Central and South America 4
In Latin and South America, Christmas is a time for religious celebration as well as hospitality and generosity. Gift-giving differences include:
It’s all About Timing in Latin America
In Ecuador, children receive gifts on Christmas morning, but adults must wait until New Year’s Day. In Chile, children open gifts at midnight on Christmas Eve, while in Nicaragua, Venezuela and Paraguay, children receive their gifts on January 6.
Secret Santa is Big in Brazil
Amigo secreto (secret friend) is popular in Brazil at Christmas.
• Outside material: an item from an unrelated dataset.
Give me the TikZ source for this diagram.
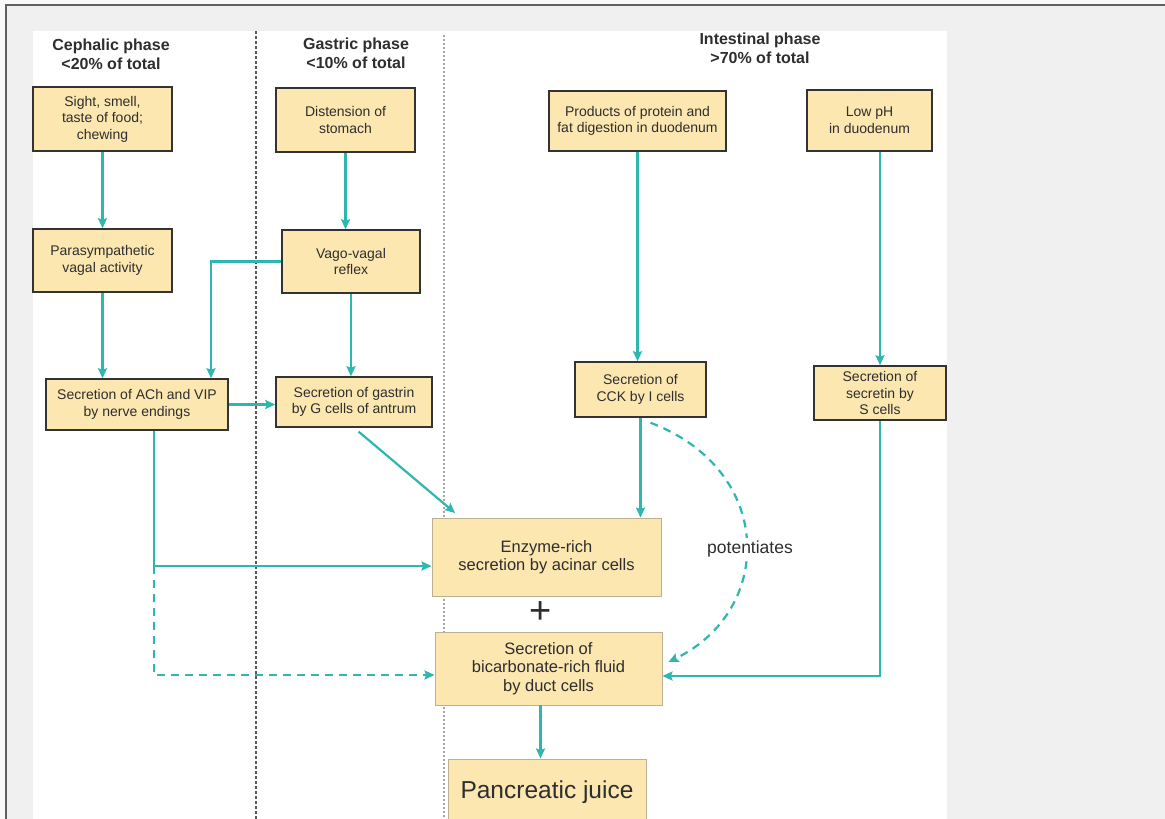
\documentclass[tikz,border=0pt]{standalone}
\usepackage{fontspec}
\setmainfont{Liberation Sans}
\usetikzlibrary{arrows.meta}
\definecolor{boxfill}{HTML}{FCE7B1}
\definecolor{boxline}{HTML}{333333}
\definecolor{bigline}{HTML}{BBB08F}
\definecolor{inkgray}{HTML}{2E2E2E}
\definecolor{flowc}{HTML}{2DB7B0}
\definecolor{pagegray}{HTML}{F0F0F0}
\begin{document}
\begin{tikzpicture}[x=1pt, y=-1pt,
  box/.style n args={2}{draw=boxline, line width=1.5pt, fill=boxfill, text=inkgray,
    align=center, inner sep=0pt, minimum width=#1pt, minimum height=#2pt,
    font=\fontsize{14}{16.5}\selectfont},
  bigbox/.style n args={2}{draw=bigline, line width=0.9pt, fill=boxfill, text=inkgray,
    align=center, inner sep=0pt, minimum width=#1pt, minimum height=#2pt,
    font=\fontsize{16.5}{18.5}\selectfont},
  phase/.style={align=center, text=inkgray, font=\fontsize{16}{19}\selectfont\bfseries},
  flow/.style={draw=flowc, line width=2.2pt, -{Stealth[length=10pt, width=9pt, inset=1.5pt]}},
  flowdash/.style={flow, dash pattern=on 8pt off 6pt}]
\clip (0,0) rectangle (1165,819);
% page and frame
\fill[gray!5] (0,0) rectangle (1165,819);
\fill[pagegray] (6,5) rectangle (1165,819);
\draw[gray!75!black, line width=1.4pt] (6,819) -- (6,5) -- (1165,5);
\fill[white] (33,31) rectangle (947,819);
% phase dividers
\draw[gray!70!black, line width=1.2pt, dash pattern=on 3pt off 2pt] (256,31) -- (256,819);
\draw[gray!70, line width=1.2pt, dash pattern=on 2pt off 2pt] (444,35) -- (444,819);
% phase titles
\node[phase] (ceph) at (111,54) {Cephalic phase\\<20\% of total};
\node[phase] (gast) at (356,53) {Gastric phase\\<10\% of total};
\node[phase] (intest) at (760,48) {Intestinal phase\\>70\% of total};
% boxes
\node[box={139}{64}] (sight) at (102.5,119) {Sight, smell,\\taste of food;\\chewing};
\node[box={139}{63}] (para) at (102.5,260.5) {Parasympathetic\\vagal activity};
\node[box={182}{51}] (ach) at (137,404.5) {Secretion of ACh and VIP\\by nerve endings};
\node[box={139}{64}] (dist) at (345.5,120) {Distension of\\stomach};
\node[box={138}{63}] (vago) at (351,261.5) {Vago-vagal\\reflex};
\node[box={156}{50}] (gastrin) at (354,402) {Secretion of gastrin\\by G cells of antrum};
\node[box={177}{60}] (prod) at (637.5,121) {Products of protein and\\fat digestion in duodenum};
\node[box={125}{61}] (lowph) at (869.5,120.5) {Low pH\\in duodenum};
\node[box={131}{55}] (cck) at (640.5,389.5) {Secretion of\\CCK by I cells};
\node[box={132}{54}] (secretin) at (880,393) {Secretion of\\secretin by\\S cells};
\node[bigbox={229}{78}] (enzyme) at (546.5,557) {Enzyme-rich\\secretion by acinar cells};
\node[bigbox={227}{73}] (bicarb) at (548.5,668.5) {Secretion of\\bicarbonate-rich fluid\\by duct cells};
\node[bigbox={198}{66}, font=\fontsize{24.5}{28}\selectfont] (juice) at (547,792) {Pancreatic juice};
\node[text=inkgray, font=\fontsize{38}{38}\selectfont] (plus) at (541,613) {+};
% connectors
\coordinate (split) at (154,566);
\coordinate (bicarbin) at ([yshift=-6.5pt]bicarb.west);
\draw[flow] (sight) -- (para);
\draw[flow] (para.south) -- (para.south |- ach.north);
\draw[flow] (vago.west) -| ([xshift=74pt]ach.north);
\draw[flow] (dist.south) -- (dist.south |- vago.north);
\draw[flow] (vago.south) -- (vago.south |- gastrin.north);
\draw[flow] (ach.east) -- (ach.east -| gastrin.west);
\draw[flow, shorten <=6pt, shorten >=7pt] (gastrin.south) -- ([xshift=-86pt]enzyme.north);
\draw[flow] (ach.south -| split) -- (split) -- (split -| enzyme.west);
\draw[flowdash] (split) |- (bicarbin);
\draw[flow] (prod.south) -- (prod.south |- cck.north);
\draw[flow] (cck.south) -- (cck.south |- enzyme.north);
\draw[flowdash] ([xshift=10pt,yshift=-5pt]cck.south)
    .. controls (775,470) and (775,610) .. ([xshift=6pt,yshift=6.5pt]bicarb.east);
\node[fill=white, text=inkgray, inner sep=3pt, font=\fontsize{17.5}{20}\selectfont] (pot) at (750,549) {potentiates};
\draw[flow] (secretin.north |- lowph.south) -- (secretin.north);
\draw[flow] (secretin.south) |- ([yshift=-7.5pt]bicarb.east);
\draw[flow] ([xshift=-8pt]bicarb.south) -- ([xshift=-8pt]bicarb.south |- juice.north);
\end{tikzpicture}
\end{document}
It is traditional to give small gifts all through December using a pretend name (apelidos). On Christmas Day, the amigo secreto identities are revealed.
Santa Isn’t the Only Gift Deliverer
Depending on your nationality, the bearer of Christmas gifts is different. In Costa Rica it’s the Wise Men, in Columbia it’s Baby Jesus. And in Peru it’s Santa.
For most countries in Africa, more emphasis is placed on the religious nature of Christmas than on gift-giving. But many people do still give each other gifts on a smaller scale, and give to the less fortunate.
Giving to Others in Zambia
Zambians have a tradition of bringing gifts to church on Christmas Eve for those in need or who are sick in the hospital.
Clothing Gifts are #1 in Nigeria
In Nigeria, dressing your best on Christmas Day is a big deal. Because of that tradition, cultural Christmas gift exchanges often revolve around gifts of clothing, especially among families.
It’s All About the Wrap in Egypt
In Egypt, gifts are typically wrapped twice – first in ordinary paper and then again in brightly colored paper, although white paper is acceptable.
Saying Thanks in Zimbabwe
In Zimbabwe, saying “thank you” after opening a gift is very demonstrative. People commonly show gratitude by clapping, whistling, jumping or even dancing. A verbal “thank you” may not actually be said.
Like South America and Africa, Christmas comes in the summer in Oceania. Depending on where you live, it might be hard to find a Christmas tree, but it’s not uncommon to see a surfing Santa, take a trip to the beach or have a traditional holiday feast outside.
Gifts Under the Tree Down Under
For Australia children, Christmas morning means a dash to the Christmas tree to see what Santa has left.
Over the Top in Polynesia
Polynesians celebrate Christmas and New Year’s with gift-giving. The typical go-to gift is vast quantities of food, like a whole roast pig or baskets of cooked food.